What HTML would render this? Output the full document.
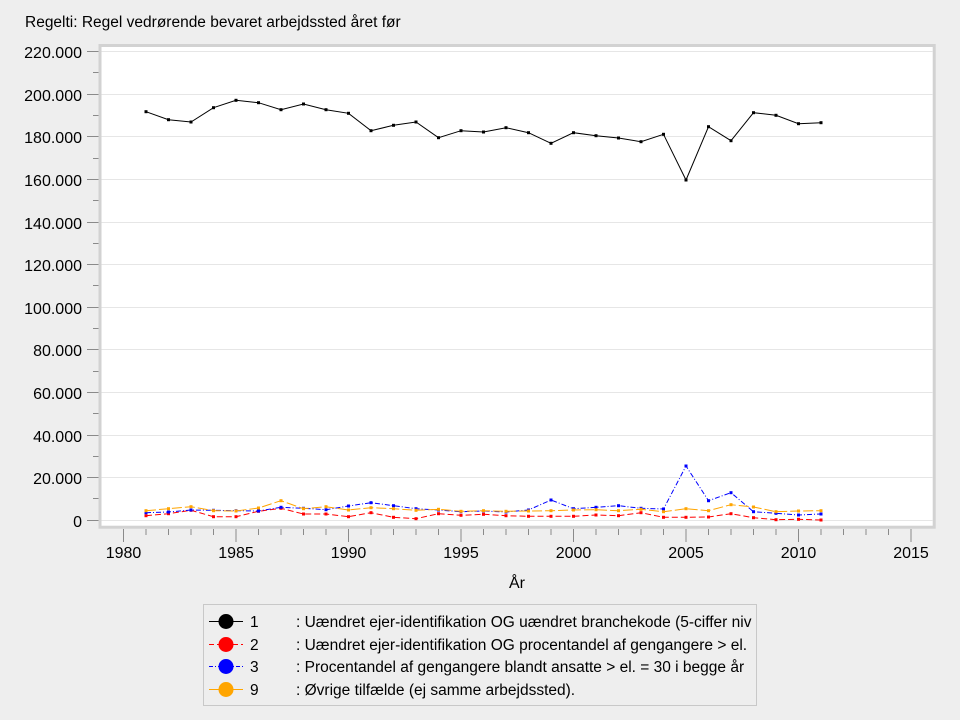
<!DOCTYPE html>
<html>
<head>
<meta charset="utf-8">
<style>
html,body{margin:0;padding:0;background:#eeeeee;}
svg{display:block;}
text{font-family:"Liberation Sans",Arial,sans-serif;fill:#000;}
</style>
</head>
<body>
<svg width="960" height="720" viewBox="0 0 960 720" xmlns="http://www.w3.org/2000/svg">
<defs>
<marker id="mk" markerUnits="userSpaceOnUse" markerWidth="4" markerHeight="4" refX="2" refY="2"><rect x="0.5" y="0.5" width="3" height="3" fill="#000"/></marker>
<marker id="mr" markerUnits="userSpaceOnUse" markerWidth="4" markerHeight="4" refX="2" refY="2"><rect x="0.5" y="0.5" width="3" height="3" fill="#ff0000"/></marker>
<marker id="mb" markerUnits="userSpaceOnUse" markerWidth="4" markerHeight="4" refX="2" refY="2"><rect x="0.5" y="0.5" width="3" height="3" fill="#0000ff"/></marker>
<marker id="mo" markerUnits="userSpaceOnUse" markerWidth="4" markerHeight="4" refX="2" refY="2"><rect x="0.5" y="0.5" width="3" height="3" fill="#ffa500"/></marker>
</defs>
<rect width="960" height="720" fill="#eeeeee"/>
<text x="25" y="27" font-size="15.5">Regelti: Regel vedrørende bevaret arbejdssted året før</text>

<!-- plot frame -->
<rect x="100" y="45.5" width="834.2" height="481.7" fill="#ffffff" stroke="#d2d2d2" stroke-width="3"/>

<!-- gridlines -->
<g stroke="#e6e6e6" stroke-width="1">
<line x1="101.5" x2="932.7" y1="520.5" y2="520.5"/>
<line x1="101.5" x2="932.7" y1="477.5" y2="477.5"/>
<line x1="101.5" x2="932.7" y1="435.5" y2="435.5"/>
<line x1="101.5" x2="932.7" y1="392.5" y2="392.5"/>
<line x1="101.5" x2="932.7" y1="349.5" y2="349.5"/>
<line x1="101.5" x2="932.7" y1="307.5" y2="307.5"/>
<line x1="101.5" x2="932.7" y1="264.5" y2="264.5"/>
<line x1="101.5" x2="932.7" y1="222.5" y2="222.5"/>
<line x1="101.5" x2="932.7" y1="179.5" y2="179.5"/>
<line x1="101.5" x2="932.7" y1="136.5" y2="136.5"/>
<line x1="101.5" x2="932.7" y1="94.5" y2="94.5"/>
<line x1="101.5" x2="932.7" y1="51.5" y2="51.5"/>
</g>

<!-- y ticks -->
<g stroke="#8a8a8a" stroke-width="1">
<line x1="87" x2="98.5" y1="520.5" y2="520.5"/>
<line x1="87" x2="98.5" y1="477.5" y2="477.5"/>
<line x1="87" x2="98.5" y1="435.5" y2="435.5"/>
<line x1="87" x2="98.5" y1="392.5" y2="392.5"/>
<line x1="87" x2="98.5" y1="349.5" y2="349.5"/>
<line x1="87" x2="98.5" y1="307.5" y2="307.5"/>
<line x1="87" x2="98.5" y1="264.5" y2="264.5"/>
<line x1="87" x2="98.5" y1="222.5" y2="222.5"/>
<line x1="87" x2="98.5" y1="179.5" y2="179.5"/>
<line x1="87" x2="98.5" y1="136.5" y2="136.5"/>
<line x1="87" x2="98.5" y1="94.5" y2="94.5"/>
<line x1="87" x2="98.5" y1="51.5" y2="51.5"/>
<line x1="93" x2="98.5" y1="498.5" y2="498.5"/>
<line x1="93" x2="98.5" y1="456.5" y2="456.5"/>
<line x1="93" x2="98.5" y1="413.5" y2="413.5"/>
<line x1="93" x2="98.5" y1="371.5" y2="371.5"/>
<line x1="93" x2="98.5" y1="328.5" y2="328.5"/>
<line x1="93" x2="98.5" y1="285.5" y2="285.5"/>
<line x1="93" x2="98.5" y1="243.5" y2="243.5"/>
<line x1="93" x2="98.5" y1="200.5" y2="200.5"/>
<line x1="93" x2="98.5" y1="158.5" y2="158.5"/>
<line x1="93" x2="98.5" y1="115.5" y2="115.5"/>
<line x1="93" x2="98.5" y1="72.5" y2="72.5"/>
</g>

<!-- y labels -->
<g font-size="16" text-anchor="end">
<text x="82" y="527">0</text>
<text x="82" y="484">20.000</text>
<text x="82" y="442">40.000</text>
<text x="82" y="399">60.000</text>
<text x="82" y="356">80.000</text>
<text x="82" y="314">100.000</text>
<text x="82" y="271">120.000</text>
<text x="82" y="229">140.000</text>
<text x="82" y="186">160.000</text>
<text x="82" y="143">180.000</text>
<text x="82" y="101">200.000</text>
<text x="82" y="58">220.000</text>
</g>

<!-- x ticks -->
<g stroke="#8a8a8a" stroke-width="1">
<line x1="123.5" x2="123.5" y1="529" y2="542"/>
<line x1="146" x2="146" y1="529" y2="535"/>
<line x1="168.5" x2="168.5" y1="529" y2="535"/>
<line x1="191" x2="191" y1="529" y2="535"/>
<line x1="213.5" x2="213.5" y1="529" y2="535"/>
<line x1="236" x2="236" y1="529" y2="542"/>
<line x1="258.5" x2="258.5" y1="529" y2="535"/>
<line x1="281" x2="281" y1="529" y2="535"/>
<line x1="303.5" x2="303.5" y1="529" y2="535"/>
<line x1="326" x2="326" y1="529" y2="535"/>
<line x1="348.5" x2="348.5" y1="529" y2="542"/>
<line x1="371" x2="371" y1="529" y2="535"/>
<line x1="393.5" x2="393.5" y1="529" y2="535"/>
<line x1="416" x2="416" y1="529" y2="535"/>
<line x1="438.5" x2="438.5" y1="529" y2="535"/>
<line x1="461" x2="461" y1="529" y2="542"/>
<line x1="483.5" x2="483.5" y1="529" y2="535"/>
<line x1="506" x2="506" y1="529" y2="535"/>
<line x1="528.5" x2="528.5" y1="529" y2="535"/>
<line x1="551" x2="551" y1="529" y2="535"/>
<line x1="573.5" x2="573.5" y1="529" y2="542"/>
<line x1="596" x2="596" y1="529" y2="535"/>
<line x1="618.5" x2="618.5" y1="529" y2="535"/>
<line x1="641" x2="641" y1="529" y2="535"/>
<line x1="663.5" x2="663.5" y1="529" y2="535"/>
<line x1="686" x2="686" y1="529" y2="542"/>
<line x1="708.5" x2="708.5" y1="529" y2="535"/>
<line x1="731" x2="731" y1="529" y2="535"/>
<line x1="753.5" x2="753.5" y1="529" y2="535"/>
<line x1="776" x2="776" y1="529" y2="535"/>
<line x1="798.5" x2="798.5" y1="529" y2="542"/>
<line x1="821" x2="821" y1="529" y2="535"/>
<line x1="843.5" x2="843.5" y1="529" y2="535"/>
<line x1="866" x2="866" y1="529" y2="535"/>
<line x1="888.5" x2="888.5" y1="529" y2="535"/>
<line x1="911" x2="911" y1="529" y2="542"/>
</g>

<!-- x labels -->
<g font-size="16" text-anchor="middle">
<text x="123.5" y="558">1980</text>
<text x="236" y="558">1985</text>
<text x="348.5" y="558">1990</text>
<text x="461" y="558">1995</text>
<text x="573.5" y="558">2000</text>
<text x="686" y="558">2005</text>
<text x="798.5" y="558">2010</text>
<text x="911" y="558">2015</text>
<text x="517" y="588">År</text>
</g>

<!-- series 1 black -->
<polyline fill="none" stroke="#000" stroke-width="1" marker-start="url(#mk)" marker-mid="url(#mk)" marker-end="url(#mk)"
points="146,111.7 168.5,119.7 191,122 213.5,107.7 236,100.3 258.5,102.7 281,109.7 303.5,104 326,109.7 348.5,113.3 371,130.7 393.5,125.3 416,122 438.5,137.7 461,130.7 483.5,132 506,127.7 528.5,132.7 551,143.3 573.5,132.7 596,135.7 618.5,138 641,141.7 663.5,134.3 686,180 708.5,126.7 731,140.7 753.5,112.7 776,115.3 798.5,123.7 821,122.7"/>

<!-- series 2 red -->
<polyline fill="none" stroke="#ff0000" stroke-width="1" stroke-dasharray="6,3" marker-start="url(#mr)" marker-mid="url(#mr)" marker-end="url(#mr)"
points="146,515.7 168.5,513.7 191,510.3 213.5,516.7 236,516.7 258.5,511.3 281,508.3 303.5,514 326,514 348.5,516.7 371,512.7 393.5,517.3 416,518.7 438.5,513.7 461,515.3 483.5,514.3 506,515.7 528.5,516.3 551,516.3 573.5,516.3 596,515 618.5,515.7 641,512.7 663.5,517.3 686,517.3 708.5,517 731,513.7 753.5,517.7 776,519.7 798.5,519.3 821,520"/>

<!-- series 3 blue -->
<polyline fill="none" stroke="#0000ff" stroke-width="1" stroke-dasharray="5,2,1,2" marker-start="url(#mb)" marker-mid="url(#mb)" marker-end="url(#mb)"
points="146,512.7 168.5,512 191,510 213.5,510.3 236,510.7 258.5,511 281,507.3 303.5,508.3 326,509.7 348.5,506 371,502.7 393.5,505.7 416,508.7 438.5,510 461,511.7 483.5,511 506,512 528.5,510 551,500 573.5,508.7 596,507.3 618.5,505.7 641,508.3 663.5,509 686,466 708.5,500.7 731,492.7 753.5,511.7 776,513.3 798.5,515 821,514"/>

<!-- series 9 orange -->
<polyline fill="none" stroke="#ffa500" stroke-width="1" stroke-dasharray="10,3" marker-start="url(#mo)" marker-mid="url(#mo)" marker-end="url(#mo)"
points="146,510.7 168.5,508.7 191,506.7 213.5,510.7 236,511 258.5,508 281,500.7 303.5,508.7 326,506.7 348.5,510 371,507.7 393.5,508.7 416,510.3 438.5,509.3 461,511.3 483.5,510.7 506,511.3 528.5,511 551,510.7 573.5,510 596,509.7 618.5,510.7 641,509.3 663.5,511.7 686,508.7 708.5,510.7 731,504.7 753.5,507 776,511.7 798.5,511 821,510.7"/>

<!-- legend -->
<rect x="203.5" y="604.5" width="553" height="101" fill="#eeeeee" stroke="#c8c8c8" stroke-width="1"/>
<line x1="209" x2="243" y1="621.5" y2="621.5" stroke="#000" stroke-width="1"/>
<circle cx="226" cy="621.5" r="7.5" fill="#000"/>
<line x1="209" x2="243" y1="644.5" y2="644.5" stroke="#ff0000" stroke-width="1" stroke-dasharray="5,3"/>
<circle cx="226" cy="644.5" r="7.5" fill="#ff0000"/>
<line x1="209" x2="243" y1="666.5" y2="666.5" stroke="#0000ff" stroke-width="1" stroke-dasharray="4,2,1,2"/>
<circle cx="226" cy="666.5" r="7.5" fill="#0000ff"/>
<line x1="209" x2="243" y1="689.5" y2="689.5" stroke="#ffa500" stroke-width="1"/>
<circle cx="226" cy="689.5" r="7.5" fill="#ffa500"/>
<g font-size="15.5">
<text x="250" y="627">1</text>
<text x="250" y="650">2</text>
<text x="250" y="672">3</text>
<text x="250" y="695">9</text>
<text x="296" y="627">: Uændret ejer-identifikation OG uændret branchekode (5-ciffer niv</text>
<text x="296" y="650">: Uændret ejer-identifikation OG procentandel af gengangere &gt; el.</text>
<text x="296" y="672">: Procentandel af gengangere blandt ansatte &gt; el. = 30 i begge år</text>
<text x="296" y="695">: Øvrige tilfælde (ej samme arbejdssted).</text>
</g>
</svg>
</body>
</html>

------------------------

**What the task requires**
Write out nothing but the lines from the start of the data through the line with "arbejdssted året før</text>". Leave out the pictures.

**Answer to this problem**
What HTML would render this? Output the full document.
<!DOCTYPE html>
<html>
<head>
<meta charset="utf-8">
<style>
html,body{margin:0;padding:0;background:#eeeeee;}
svg{display:block;}
text{font-family:"Liberation Sans",Arial,sans-serif;fill:#000;}
</style>
</head>
<body>
<svg width="960" height="720" viewBox="0 0 960 720" xmlns="http://www.w3.org/2000/svg">
<defs>
<marker id="mk" markerUnits="userSpaceOnUse" markerWidth="4" markerHeight="4" refX="2" refY="2"><rect x="0.5" y="0.5" width="3" height="3" fill="#000"/></marker>
<marker id="mr" markerUnits="userSpaceOnUse" markerWidth="4" markerHeight="4" refX="2" refY="2"><rect x="0.5" y="0.5" width="3" height="3" fill="#ff0000"/></marker>
<marker id="mb" markerUnits="userSpaceOnUse" markerWidth="4" markerHeight="4" refX="2" refY="2"><rect x="0.5" y="0.5" width="3" height="3" fill="#0000ff"/></marker>
<marker id="mo" markerUnits="userSpaceOnUse" markerWidth="4" markerHeight="4" refX="2" refY="2"><rect x="0.5" y="0.5" width="3" height="3" fill="#ffa500"/></marker>
</defs>
<rect width="960" height="720" fill="#eeeeee"/>
<text x="25" y="27" font-size="15.5">Regelti: Regel vedrørende bevaret arbejdssted året før</text>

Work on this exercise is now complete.